Quale il giusto equilibrio tra competizione, avventura e tutela dell'incolumità dei trailer?
Condizioni ideali nel fondovalle ma nebbia in quota, cieli tersi alla partenza però vento forte sulle creste. Oppure pioggia battente, tutto il tempo e dappertutto: sotto l’arco della partenza, dentro boschi e foreste, tra bocchette e pietraie. Con i loro dislivelli, estremi quanto le distanze da coprire, e soprattutto il loro contesto ambientale, le gare di skyrunning sulle Alpi sono soggette all’imprevedibilità delle condizioni meteo, anche e soprattutto nella “bella stagione”.
Itinerari suggestivi, di grandissimo fascino e di altrettanto cospicuo tasso tecnico, talmente al limite da lambire ed un attimo dopo scavalcare … la sottile linea rossa, costringendo organizzatori e promoter ad alzare bandiera bianca, proponendo al loro posto percorso alternativi che in nessun caso possono soddisfare gli skyrunners. Certo, ogni evento ed ogni circostanza fanno storia a sé e chi ha l’ultima parola non ripiega mai a cuor leggero sul piano “b” che, oltre a scontentare praticamente tutti, a lungo andare danneggia la reputazione stessa della prova.
Ho un’immagine di questa stagione impressa nella memoria. Trofeo Kima di fine agosto: partenza rinviata per presenza di ghiaccio e vento sulle vette della testata della Val Masino. Alla fine l’organizzazione, fatte attentissime valutazioni, decide di conservare il tracciato di gara originale: la “carica” di entusiasmo dei concorrenti all’annuncio mi mette i brividi ancora adesso. E si trattava di andare incontro (ma non “senza rete”, ed è questo il punto qualificante) a cinquantadue chilometri di fatica massacrante ed oltre quattromila metri di dislivello positivo che ai più – Kilian e pochi altri a parte – avrebbe richiesto nove-dieci ore di impegno totale. Una giornata di vento forte, una nevicata fuori stagione, una pesante perturbazione temporalesca sono eventi imparabili … o quasi.

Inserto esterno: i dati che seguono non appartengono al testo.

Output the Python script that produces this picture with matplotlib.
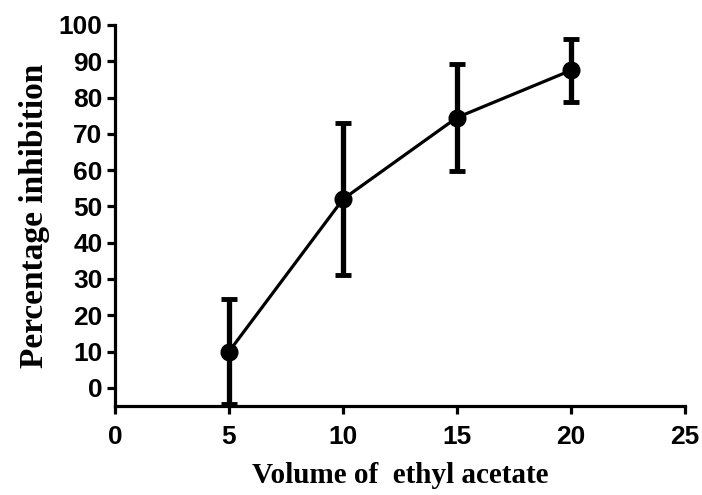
import matplotlib.pyplot as plt

# data
volume = [5, 10, 15, 20]
inhibition = [10.0, 52.0, 74.5, 87.5]
error = [14.5, 21.0, 14.7, 8.7]

xticks = [0, 5, 10, 15, 20, 25]
yticks = [0, 10, 20, 30, 40, 50, 60, 70, 80, 90, 100]

fig = plt.figure(figsize=(7.02, 4.95), dpi=100)
ax = fig.add_axes([0.1638, 0.1798, 0.812, 0.7697])

ax.errorbar(volume, inhibition, yerr=error, color='black', marker='o',
            markersize=12, linewidth=2.3, elinewidth=3.8, capsize=6,
            capthick=3.5, zorder=3)

ax.set_xlim(0, 25)
ax.set_ylim(-5, 100)
ax.set_xticks(xticks)
ax.set_yticks(yticks)

for side in ['top', 'right']:
    ax.spines[side].set_visible(False)
for side in ['left', 'bottom']:
    ax.spines[side].set_linewidth(2.3)

ax.tick_params(direction='out', length=6, width=2.3, pad=3)
ax.tick_params(axis='x', pad=8)
for lab in ax.get_xticklabels() + ax.get_yticklabels():
    lab.set_fontfamily('Liberation Sans')
    lab.set_fontweight('bold')
    lab.set_fontsize(19)

ax.set_xlabel('Volume of  ethyl acetate', fontfamily='Liberation Serif',
              fontweight='bold', fontsize=21, labelpad=9)
ax.set_ylabel('Percentage inhibition', fontfamily='Liberation Serif',
              fontweight='bold', fontsize=24, labelpad=6)

fig.savefig('out.png', dpi=100)
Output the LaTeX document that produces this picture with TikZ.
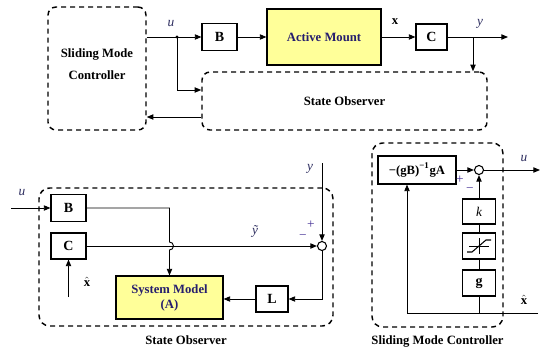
\documentclass[tikz,border=0pt]{standalone}
\usepackage{fontspec}
\setmainfont{Liberation Serif}
\usetikzlibrary{arrows.meta}
\definecolor{mountfill}{RGB}{255,255,153}
\definecolor{navytext}{RGB}{38,30,110}
\definecolor{signcol}{RGB}{70,50,150}
\definecolor{varcol}{RGB}{45,45,95}
\begin{document}
\begin{tikzpicture}[x=0.75pt, y=-0.75pt, >={Triangle[length=5pt,width=4pt]},
    font=\fontsize{9.5}{11}\selectfont\bfseries, line width=0.7pt,
    block/.style={draw, line width=0.8pt, inner sep=0pt, fill=white, font=\fontsize{10.5}{12}\selectfont\bfseries},
    plant/.style={block, fill=mountfill, text=navytext, font=\fontsize{9.5}{11}\selectfont\bfseries},
    dashbox/.style={draw, line width=1.1pt, dash pattern=on 3.75pt off 3pt, rounded corners=6pt, inner sep=0pt},
    sumpt/.style={circle, draw, line width=0.8pt, fill=white, minimum size=6.75pt, inner sep=0pt},
    var/.style={font=\fontsize{10}{12}\selectfont\itshape, text=varcol, inner sep=1pt},
    sign/.style={font=\fontsize{10}{12}\selectfont, text=signcol, inner sep=0pt}]
  \useasboundingbox (0,0) rectangle (547,347);

  % closed loop
  \node[dashbox, minimum width=73.5pt, minimum height=92.25pt] (smc) at (97,68.5) {};
  \node[align=center, font=\fontsize{9.5}{16.5}\selectfont\bfseries] (smctxt) at (97,64) {Sliding Mode\\Controller};
  \node[block, minimum width=26.25pt, minimum height=20.25pt] (b1) at (219.5,37) {B};
  \node[plant, minimum width=85.5pt, minimum height=42pt] (am) at (324,37) {Active Mount};
  \node[block, minimum width=23.25pt, minimum height=19.5pt] (c1) at (431.5,37) {C};
  \node[dashbox, minimum width=213.75pt, minimum height=43.5pt] (so1) at (344.5,101) {State Observer};
  \coordinate (ujoin) at (177,37);
  \coordinate (yjoin) at (473,37);
  \coordinate (yout) at (508,37);
  \draw [->] (smc.east |- ujoin) -- (b1);
  \fill (ujoin) circle (1.6);
  \draw [->] (ujoin) |- ([yshift=8.25pt]so1.west);
  \draw [->] ([yshift=-12pt]so1.west) -- ([yshift=-12pt]so1.west -| smc.east);
  \draw [->] (b1) -- (am);
  \draw [->] (am) -- (c1);
  \draw [->] (c1) -- (yout);
  \draw [->] (yjoin) -- (yjoin |- so1.north);
  \node[var] (ulab1) at (171,24) {u};
  \node (xlab1) at (395,22) {x};
  \node[var] (ylab1) at (480,24) {y};

  % state observer
  \node[dashbox, rounded corners=8pt, minimum width=220.5pt, minimum height=103.5pt,
    label={[name=solab, label distance=3pt]below:State Observer}] (so2) at (186,257) {};
  \node[block, minimum width=26.25pt, minimum height=20.25pt] (b2) at (68.5,208) {B};
  \node[block, minimum width=26.25pt, minimum height=19.5pt] (c2) at (68.5,246) {C};
  \node[plant, minimum width=80.25pt, minimum height=32.25pt, align=center,
    font=\fontsize{9.5}{11.25}\selectfont\bfseries] (sm) at (169.5,297.5) {System Model\\(A)};
  \node[block, minimum width=24pt, minimum height=19.5pt] (l) at (272,299) {L};
  \node[sumpt] (sum1) at (322,246) {};
  \coordinate (uin) at (11,208);
  \coordinate (yin) at (322,163);
  \coordinate (xin1) at (68.5,297);
  \draw [->] (uin) -- (b2);
  \draw [->] (b2) -| ([yshift=3pt]sm.north |- c2) arc[start angle=90, end angle=-90, radius=3pt] -- (sm);
  \draw [->] (c2) -- (sum1);
  \draw [->] (yin) -- (sum1);
  \draw [->] (sum1) |- (l);
  \draw [->] (l) -- (sm.east |- l);
  \draw [->] (xin1) -- (c2);
  \node[var] (ulab2) at (22,193) {u};
  \node[var] (ytlab) at (255,231) {ỹ};
  \node[var] (ylab2) at (310,169) {y};
  \node[sign] (plus1) at (311,225) {+};
  \node[sign] (minus1) at (303,237) {−};
  \node (xhlab1) at (87,282) {$\hat{\mathbf{x}}$};

  % sliding mode controller
  \node[dashbox, rounded corners=8pt, minimum width=98.25pt, minimum height=138pt,
    label={[name=smclab, label distance=2pt]below:Sliding Mode Controller}] (smc2) at (437.5,235) {};
  \node[block, minimum width=58.5pt, minimum height=21pt, font=\fontsize{9.5}{11}\selectfont\bfseries] (gain) at (417,170) {−(gB)\textsuperscript{−1}gA};
  \node[sumpt] (sum2) at (479,170) {};
  \node[block, minimum width=24.75pt, minimum height=18.75pt, font=\fontsize{10}{12}\selectfont\itshape] (k) at (479,211.5) {k};
  \node[block, minimum width=24.75pt, minimum height=19.5pt] (sat) at (479,246) {};
  \node[block, minimum width=24.75pt, minimum height=19.5pt] (g) at (479,283) {g};
  \draw [line width=0.5pt] ([xshift=-7.5pt]sat.center) -- ([xshift=7.5pt]sat.center);
  \draw [line width=0.5pt] ([yshift=-6pt]sat.center) -- ([yshift=6pt]sat.center);
  \draw [line width=0.8pt] ([shift={(-12,6)}]sat.center) -- ++(5,0) -- ++(14,-12) -- ++(5,0);
  \coordinate (xin2) at (538,313);
  \coordinate (uout) at (540,170);
  \draw [->] (gain) -- (sum2);
  \draw [->] (sum2) -- (uout);
  \draw [->] (k) -- (sum2);
  \draw (k) -- (sat) -- (g) -- (g |- xin2);
  \draw [->] (xin2) -| ([xshift=-7.5pt]gain.south);
  \node[var] (ulab3) at (524,159) {u};
  \node (xhlab2) at (524,300) {$\hat{\mathbf{x}}$};
  \node[sign] (plus2) at (460,180) {+};
  \node[sign] (minus2) at (470,190) {−};
\end{tikzpicture}
\end{document}
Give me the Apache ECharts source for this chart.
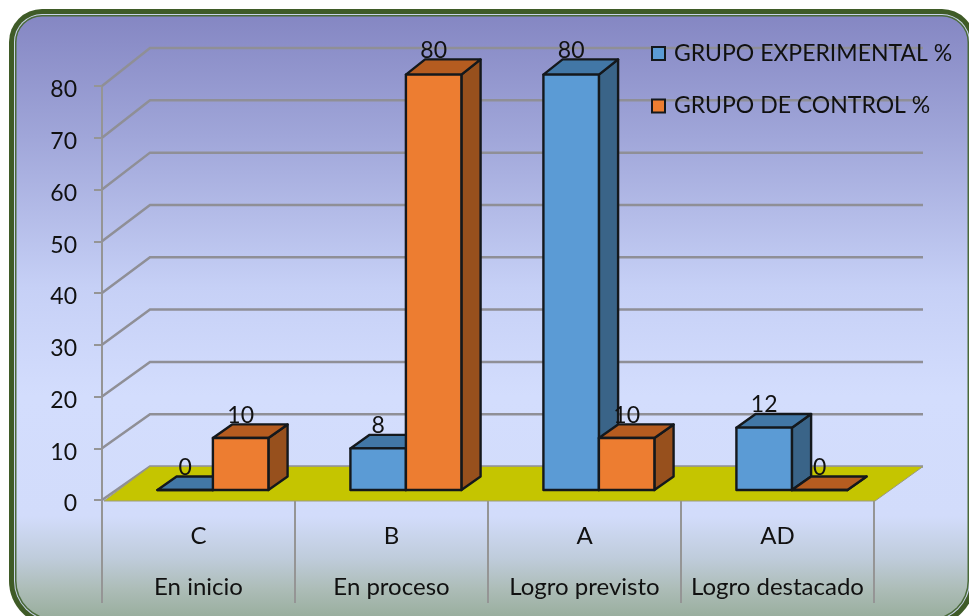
<!DOCTYPE html>
<html>
<head>
<meta charset="utf-8">
<style>
html,body{margin:0;padding:0;background:#fff;}
#c{width:969px;height:616px;filter:blur(0.45px);}
</style>
<script src="https://cdn.jsdelivr.net/npm/echarts@6/dist/echarts.min.js"></script>
</head>
<body>
<div id="c"></div>
<script>
// data
const grades = ['C', 'B', 'A', 'AD'];
const levels = ['En inicio', 'En proceso', 'Logro previsto', 'Logro destacado'];
const experimental = [0, 8, 80, 12];
const control = [10, 80, 10, 0];
const yTicks = [0, 10, 20, 30, 40, 50, 60, 70, 80];

// 3D projection parameters
const DX = 48, DY0 = 33.5, DY80 = 38, F1 = 0.3, F2 = 0.7, BARW = 0.2875;
const FONT = 'Lato';
function project(api, cat, v, f, xShift) {
  const p = api.coord([cat, v]);
  const dy = DY0 + (DY80 - DY0) * v / 80;
  return [p[0] + (xShift || 0) + f * DX, p[1] - f * dy];
}
function barRenderer(side, front, top, sideCol) {
  return function (params, api) {
    const cat = api.value(0), v = api.value(1);
    const w = api.size([1, 0])[0] * BARW;
    const x0 = side * w, x1 = x0 + w;
    const a = project(api, cat, 0, F1, x0), b = project(api, cat, 0, F1, x1);
    const c = project(api, cat, v, F1, x1), d = project(api, cat, v, F1, x0);
    const e = project(api, cat, v, F2, x0), g = project(api, cat, v, F2, x1);
    const h = project(api, cat, 0, F2, x1);
    const line = { stroke: '#14181c', lineWidth: 2.4, lineJoin: 'round' };
    const poly = (pts, fill) => ({ type: 'polygon', shape: { points: pts }, style: Object.assign({ fill }, line) });
    const children = [
      poly([b, c, g, h], sideCol),
      poly([d, c, g, e], top),
      poly([a, b, c, d], front),
      { type: 'text', style: { text: String(v), x: (d[0] + c[0]) / 2, y: e[1] - 9, align: 'center', verticalAlign: 'middle',
        font: '23px ' + FONT, fill: '#111' } }
    ];
    return { type: 'group', children };
  };
}
function seriesBar(name, values, side, front, top, sideCol) {
  return {
    type: 'custom', name, z: 5,
    coordinateSystem: 'cartesian2d',
    encode: { x: 0, y: 1 },
    data: values.map((v, i) => [i, v]),
    itemStyle: { color: front, borderColor: '#14181c', borderWidth: 2 },
    renderItem: barRenderer(side, front, top, sideCol)
  };
}
const C = echarts.graphic.LinearGradient;
const chart = echarts.init(document.getElementById('c'), null, { renderer: 'canvas' });
chart.setOption({
  animation: false,
  backgroundColor: '#fff',
  graphic: [
    { type: 'rect', z: -10, shape: { x: 9, y: 9, width: 966, height: 617, r: [33, 33, 45, 45] }, style: { fill: '#3f5b27' } },
    { type: 'rect', z: -9, shape: { x: 14, y: 14, width: 956, height: 607, r: [28, 28, 40, 40] }, style: { fill: '#c9d3ea' } },
    { type: 'rect', z: -8, shape: { x: 15, y: 15, width: 954, height: 605, r: [27, 27, 39, 39] }, style: { fill: '#4a6a3a' } },
    { type: 'rect', z: -7, shape: { x: 16.5, y: 16.5, width: 951, height: 602, r: [25.5, 25.5, 37.5, 37.5] },
      style: { fill: new C(0, 0, 0, 1, [
        { offset: 0, color: '#8587c3' },
        { offset: 0.2, color: '#a0a6d9' },
        { offset: 0.45, color: '#c6d0f6' },
        { offset: 0.63, color: '#d3ddfd' },
        { offset: 0.83, color: '#d2dcfb' },
        { offset: 0.9, color: '#bfccdb' },
        { offset: 0.95, color: '#adbdb8' },
        { offset: 1, color: '#98ad9c' }
      ]) } }
  ],
  grid: { left: 102, right: 95, top: 86, bottom: 116, containLabel: false },
  legend: {
    left: 651, top: 42, padding: 0, orient: 'vertical', itemGap: 29.5, itemWidth: 13, itemHeight: 13, icon: 'rect',
    selectedMode: false,
    data: ['GRUPO EXPERIMENTAL %', 'GRUPO DE CONTROL %'],
    textStyle: { fontFamily: FONT, fontSize: 23, color: '#111', padding: [0, 0, 0, 4] }
  },
  xAxis: {
    type: 'category', data: grades, boundaryGap: true,
    axisLine: { show: false },
    axisTick: { show: true, length: 103, lineStyle: { color: '#959595', width: 2 } },
    axisLabel: {
      margin: 11, interval: 0, lineHeight: 51, fontFamily: FONT, fontSize: 24, color: '#111',
      formatter: (v, i) => v + '\n' + levels[i]
    }
  },
  yAxis: {
    type: 'value', min: 0, max: 80, interval: 10,
    axisLine: { show: true, lineStyle: { color: '#959595', width: 2 } },
    axisTick: { show: true, length: 8, lineStyle: { color: '#959595', width: 2 } },
    splitLine: { show: false },
    axisLabel: { margin: 25, fontFamily: FONT, fontSize: 23, color: '#111', verticalAlign: 'top', lineHeight: 8 }
  },
  series: [
    {
      type: 'custom', name: 'pared', z: 1, silent: true, coordinateSystem: 'cartesian2d',
      encode: { y: 0 }, data: yTicks.map(v => [v]),
      renderItem(params, api) {
        const v = api.value(0), cs = params.coordSys;
        const f = api.coord([0, v]);
        const dy = DY0 + (DY80 - DY0) * v / 80;
        return { type: 'polyline',
          shape: { points: [[cs.x, f[1]], [cs.x + DX, f[1] - dy], [cs.x + cs.width + DX + 1, f[1] - dy]] },
          style: { stroke: '#8f8f96', lineWidth: 2.5, fill: null } };
      }
    },
    {
      type: 'custom', name: 'piso', z: 2, silent: true, coordinateSystem: 'cartesian2d',
      encode: { y: 0 }, data: [[0]],
      renderItem(params, api) {
        const cs = params.coordSys, y = api.coord([0, api.value(0)])[1];
        return { type: 'polygon',
          shape: { points: [[cs.x + 2, y + 1], [cs.x + cs.width + 1, y + 1], [cs.x + cs.width + DX + 1, y - DY0], [cs.x + DX, y - DY0]] },
          style: { fill: '#c5c500', stroke: '#9a9a80', lineWidth: 1 } };
      }
    },
    seriesBar('GRUPO EXPERIMENTAL %', experimental, -1, '#5b9bd5', '#4277a6', '#3a6488'),
    seriesBar('GRUPO DE CONTROL %', control, 0, '#ed7d31', '#b55c20', '#97501d')
  ]
});
</script>
</body>
</html>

Lo scorso mese di luglio ho assistito ai tormenti degli organizzatori della VUT (Valmalenco Ultradistance Trail). L’integrità della seconda edizione era messa a rischio dal pesante maltempo in arrivo. Con grande rammarico appunto si è optato per tagliare le sezioni più alte ed “inaccessibili” (in caso di emergenza) dell’itinerario. Riducendo il chilometraggio di soli diciassette chilometri (sui novanta originali) la VUT è andata regolarmente in scena dentro uno scenario fatto di lampi, tuoni e pioggia torrenziale, anche e soprattutto nelle prime ore di gara, in piena notte. Da elemento di pericolo il maltempo si è però trasformato in una risorsa, compensando a livello di spessore per i diciassette chilometri mancanti e rendendo la giornata a suo modo memorabile. E tutto questo con un tasso di rischio ampiamente accettabile.
Insomma, se la bravura degli atleti si vede nella capacità di continuare a correre anche sulle rampe più ripide e di compiere vere e proprie acrobazie nel “downhill”, quella degli organizzatori emerge nell’abilità di garantire sempre e comunque la sostanza, al tempo stesso salvaguardando la sicurezza (di più, l’incolumità) degli atleti: i top runners come gli skyrunners “normali”. Mi vengono in mente le parole di Alberto Zaccagni, uno degli organizzatori della Skyrace del Grignone, al briefing pregara sulla linea di partenza: “Corriamo in montagna, la montagna ha il rispetto”. La ricetta vincente deve proprio essere questa, ma serve tanta esperienza (che non si trova certo ai lati del sentiero) per distinguere fino a che punto ed in che modo coraggio, passione e determinazione possano dialogare in modo efficace e sicuro con il rispetto per la montagna.
Dopo due anni di percorso alternativo (causa maltempo) alla ZacUp 2018 era imperativo poter tornare al Rifugio Brioschi, in vetta alla Grigna Settentrionale. La nebbia non si è mai sollevata dalla parte alta del percorso ma volontari e soccorritori erano tutti pronti e ben distribuiti lungo il percorso, i collegamenti con il “campo base” di Pasturo perfettamente efficienti. Solo l’elicottero è rimasto fermo nel suo “nido” d’alta quota, la piazzola appena sotto la vetta. Ma le immagini straordinarie che avrebbe dovuto consentire di girare non sono comunque mancate: solo che le hanno “registrate” gli occhi degli spettatori saliti in quota e soprattutto il cuore di chi era in corsa. Le possiamo “vedere” solo chiedendo a loro di raccontarcele. E, per una volta, va bene così.